In other fields of medicine, this may not be the case, but in the mental health world, evidence based practice is a relatively new development.
“Evidence-based practice” means we conduct our clinical practice based on evidence that we’ve acquired from clinical research. Similar to drug research, your doctor will usually prescribe medications that’ve been tested thoroughly through many trials, and have been proven to benefit your health condition. Once upon a time, your therapy could’ve been based on Dr. Ego’s clinical expertise, big name or great insights, but thankfully these days such practices are slowly becoming a nightmare of the past (although, drug companies still invest on armies of Dr. Egos “aka opinion leaders” to influence your local doctor’s prescription practices).
However, evidence-based practice is a fairly recent development in the field of mental health, and especially in the field of psychotherapy. The rise of behavioral therapy in the 60s, partly as a reaction to the psychoanalytic status quo, and later its marriage with cognitive therapy, have given us a remarkable new tradition of true evidence-based psychotherapeutic practice.

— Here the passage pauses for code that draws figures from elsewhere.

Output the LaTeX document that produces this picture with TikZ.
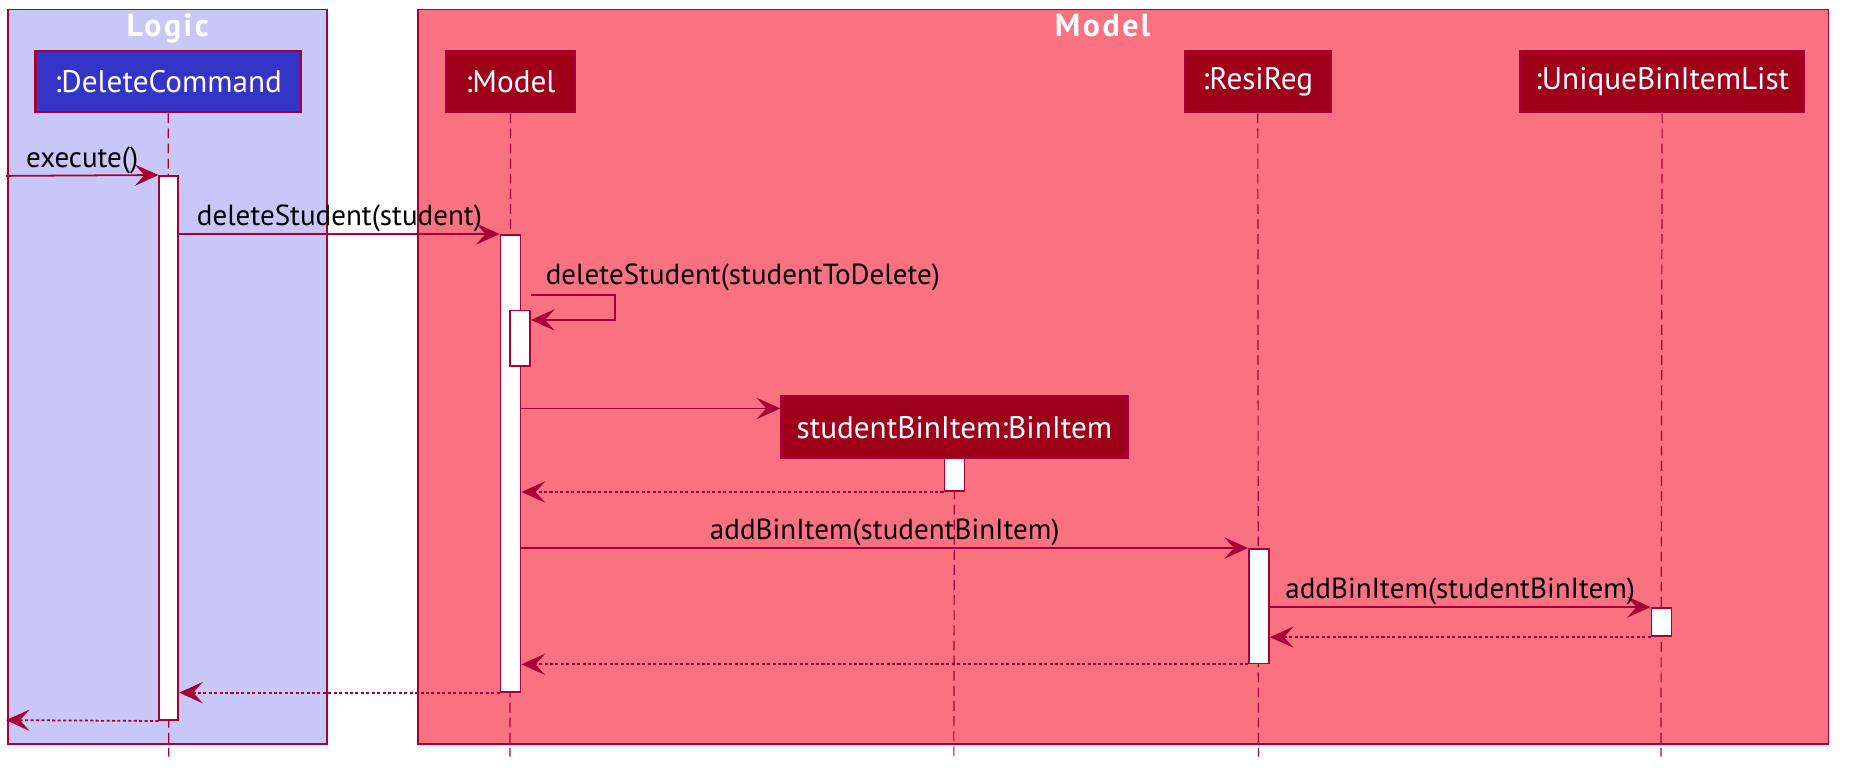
\documentclass[tikz,border=0pt]{standalone}
\usepackage{fontspec}
\setmainfont{PT Sans}
\usetikzlibrary{arrows.meta,fit}
\definecolor{crim}{HTML}{A80036}
\definecolor{logicfill}{HTML}{C8C8F8}
\definecolor{modelfill}{HTML}{FA7282}
\definecolor{dcfill}{HTML}{3434C6}
\definecolor{mfill}{HTML}{9E0019}
\tikzset{
  frame/.style={draw=crim, line width=0.75pt, inner sep=0pt},
  ftitle/.style={text=white, font=\fontsize{13.5}{16}\selectfont\bfseries\addfontfeature{LetterSpace=8}, inner sep=0pt, anchor=base},
  part/.style={draw=crim, line width=1pt, inner sep=0pt},
  ptext/.style={text=white, font=\fontsize{13.2}{15}\selectfont},
  act/.style={draw=crim, fill=white, line width=0.75pt, inner sep=0pt},
  life/.style={draw=crim, line width=0.5pt, dash pattern=on 4.2pt off 2.2pt},
  msg/.style={draw=crim, line width=0.75pt, -{Stealth[length=10pt,width=9pt,inset=4pt]}},
  ret/.style={msg, dash pattern=on 1.3pt off 1pt},
  lbl/.style={font=\fontsize{12.3}{14}\selectfont, anchor=base, yshift=3.5pt, inner sep=0pt, text=black},
}
\begin{document}
\begin{tikzpicture}[x=0.5pt,y=-0.5pt]
\useasboundingbox (0,0) rectangle (1568,659);
\fill[white] (0,0) rectangle (1568,659);
% frames
\node[frame, fill=logicfill, fit={(7,8)(277,630)}] (fLogic) {};
\node[frame, fill=modelfill, fit={(354,8)(1549,630)}] (fModel) {};
\node[ftitle] (tLogic) at (142,31) {Logic};
\node[ftitle] (tModel) at (934,31) {Model};
% participants
\node[part, fill=dcfill, fit={(30,43)(255,95)}] (pDC) {};
\node[part, fill=mfill, fit={(378,43)(487,95)}] (pM) {};
\node[part, fill=mfill, fit={(1004,43)(1127,95)}] (pR) {};
\node[part, fill=mfill, fit={(1288,43)(1528,95)}] (pU) {};
\node[part, fill=mfill, fit={(662,336)(955,388)}] (pB) {};
\node[ptext] (lDC) at (pDC.center) {:DeleteCommand};
\node[ptext] (lM) at (pM.center) {:Model};
\node[ptext] (lR) at (pR.center) {:ResiReg};
\node[ptext] (lU) at (pU.center) {:UniqueBinItemList};
\node[ptext] (lB) at (pB.center) {studentBinItem:BinItem};
% lifeline ends
\coordinate (eDC) at (143,641);
\coordinate (eM) at (432,641);
\coordinate (eR) at (1066,641);
\coordinate (eU) at (1407,641);
\coordinate (eB) at (808,641);
\draw[life] (pDC.south) -- (eDC);
\draw[life] (pM.south) -- (eM);
\draw[life] (pR.south) -- (eR);
\draw[life] (pU.south) -- (eU);
\draw[life] (pB.south) -- (eB);
% activation bars
\node[act, fit={(135,149)(151,610)}] (aDC) {};
\node[act, fit={(424,199)(441,586)}] (aM) {};
\node[act, fit={(432,263)(449,310)}] (aM2) {};
\node[act, fit={(800,388)(817,416)}] (aB) {};
\node[act, fit={(1058,465)(1075,562)}] (aR) {};
\node[act, fit={(1399,515)(1416,539)}] (aU) {};
% messages
\coordinate (cin) at (5,149);
\coordinate (cout) at (5,610);
\draw[msg] (cin) -- (aDC.north west) node[lbl, midway] {execute()};
\draw[msg] (aDC.east |- aM.north) -- (aM.north west) node[lbl, midway] {deleteStudent(student)};
\draw[msg] (aM2.east |- 0,250) -- ++(71,0) |- (aM2.east |- 0,271);
\node[lbl, anchor=base west] (lSelf) at (462,248) {deleteStudent(studentToDelete)};
\draw[msg] (aM.east |- 0,346) -- (pB.west |- 0,346);
\draw[ret] (aB.south west) -- (aM.east |- aB.south west);
\draw[msg] (aM.east |- aR.north) -- (aR.north west) node[lbl, midway] {addBinItem(studentBinItem)};
\draw[msg] (aR.east |- aU.north) -- (aU.north west) node[lbl, midway] {addBinItem(studentBinItem)};
\draw[ret] (aU.south west) -- (aR.east |- aU.south west);
\draw[ret] (aR.south west) -- (aM.east |- aR.south west);
\draw[ret] (aM.south west) -- (aDC.east |- aM.south west);
\draw[ret] (aDC.south west) -- (cout);
\end{tikzpicture}
\end{document}
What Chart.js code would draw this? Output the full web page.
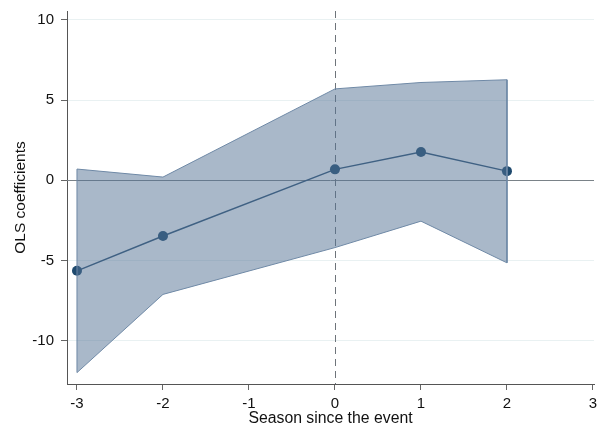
<!DOCTYPE html>
<html>
<head>
<meta charset="utf-8">
<script src="https://cdn.jsdelivr.net/npm/chart.js@4.4.0/dist/chart.umd.min.js"></script>
<style>
  html, body { margin: 0; padding: 0; background: #fff; }
  #wrap { width: 599px; height: 428px; }
</style>
</head>
<body>
<div id="wrap"><canvas id="myChart"></canvas></div>
<script>
'use strict';

// event-study estimates
const seasons = [-3, -2, 0, 1, 2];
const coefs = [-5.65, -3.48, 0.68, 1.76, 0.57];
const ciUpper = [0.7, 0.2, 5.7, 6.1, 6.27];
const ciLower = [-12.0, -7.12, -4.2, -2.55, -5.15];
const xTicks = [-3, -2, -1, 0, 1, 2, 3];
const yTicks = [-10, -5, 0, 5, 10];

const font = 'Liberation Sans';

// closed polygon for the confidence band: upper edge forward, lower edge back
const band = [];
seasons.forEach((s, i) => band.push({ x: s, y: ciUpper[i] }));
for (let i = seasons.length - 1; i >= 0; i--) band.push({ x: seasons[i], y: ciLower[i] });
band.push({ x: seasons[0], y: ciUpper[0] });

const points = seasons.map((s, i) => ({ x: s, y: coefs[i] }));

// zero line and dashed event line, under the band
const refLines = {
  id: 'refLines',
  beforeDatasetsDraw(chart) {
    const { ctx, chartArea, scales } = chart;
    ctx.save();
    ctx.lineWidth = 1;
    ctx.strokeStyle = '#7a8288';
    const y0 = Math.round(scales.y.getPixelForValue(0)) + 0.5;
    ctx.beginPath();
    ctx.moveTo(chartArea.left, y0);
    ctx.lineTo(chartArea.right, y0);
    ctx.stroke();

    const x0 = Math.round(scales.x.getPixelForValue(0)) + 0.5;
    ctx.setLineDash([7, 5]);
    ctx.strokeStyle = '#6e747a';
    ctx.beginPath();
    ctx.moveTo(x0, chartArea.top);
    ctx.lineTo(x0, chartArea.bottom);
    ctx.stroke();
    ctx.restore();
  }
};

const ctx = document.getElementById('myChart').getContext('2d');
const chart = new Chart(ctx, {
  type: 'scatter',
  data: {
    datasets: [
      {
        label: 'CI',
        data: band,
        showLine: true,
        fill: 'shape',
        tension: 0,
        backgroundColor: 'rgba(84, 114, 148, 0.5)',
        borderColor: '#6f89a6',
        borderWidth: 1,
        pointRadius: 0
      },
      {
        label: 'OLS',
        data: points,
        showLine: true,
        fill: false,
        tension: 0,
        borderColor: '#2b5073',
        borderWidth: 1.5,
        pointRadius: 5,
        pointBackgroundColor: '#1f4a6e',
        pointBorderColor: '#1f4a6e',
        pointBorderWidth: 0
      }
    ]
  },
  options: {
    responsive: true,
    maintainAspectRatio: false,
    animation: false,
    layout: { padding: { top: 11, right: 0, left: 0, bottom: 0 } },
    plugins: {
      legend: { display: false },
      tooltip: { enabled: false }
    },
    scales: {
      x: {
        type: 'linear',
        min: -3.116,
        max: 3.012,
        afterBuildTicks: axis => { axis.ticks = xTicks.map(v => ({ value: v })); },
        afterFit: axis => {
          axis.height = 44;
          axis.paddingRight = 0;
          axis.paddingLeft = 0;
        },
        ticks: {
          color: '#111',
          font: { family: font, size: 15 },
          padding: 5,
          maxRotation: 0,
          autoSkip: false
        },
        grid: {
          color: 'rgba(0,0,0,0)',
          tickColor: '#666',
          tickLength: 6,
          drawOnChartArea: false
        },
        border: { color: '#555', width: 1 },
        title: {
          display: true,
          text: 'Season since the event',
          color: '#111',
          font: { family: font, size: 15.8 },
          padding: { top: 0, bottom: 0 }
        }
      },
      y: {
        type: 'linear',
        min: -12.71,
        max: 10.56,
        afterBuildTicks: axis => { axis.ticks = yTicks.map(v => ({ value: v })); },
        afterFit: axis => {
          axis.width = 67;
          axis.paddingTop = 0;
          axis.paddingBottom = 0;
        },
        ticks: {
          color: '#111',
          font: { family: font, size: 15 },
          padding: 7
        },
        grid: {
          color: c => (c.tick && c.tick.value === 0) ? 'rgba(0,0,0,0)' : '#e9f1f2',
          tickColor: '#666',
          tickLength: 6
        },
        border: { color: '#555', width: 1 },
        title: {
          display: true,
          text: 'OLS coefficients',
          color: '#111',
          font: { family: font, size: 15.5 },
          padding: { top: 11, bottom: 0 }
        }
      }
    }
  },
  plugins: [refLines]
});
</script>
</body>
</html>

One thing that determines our enjoyment in life is mood. Mood changes from day to day, moment to moment. We may be happy, energized, have optimistic feelings, take part in enjoyable activities, feel loving; but we may also feel unpleasant, moody, irritable, anxious, tired and even depressed. We’ve all come across these feelings and have experienced the enormous impact they have on our psychological and physical wellbeing. However, as people tend to favor positivity and happiness, we try to regulate our bad moods by engaging in certain activities and routines such as eating, exercising, smoking, drinking, socializing, playing games, watching TV, etc.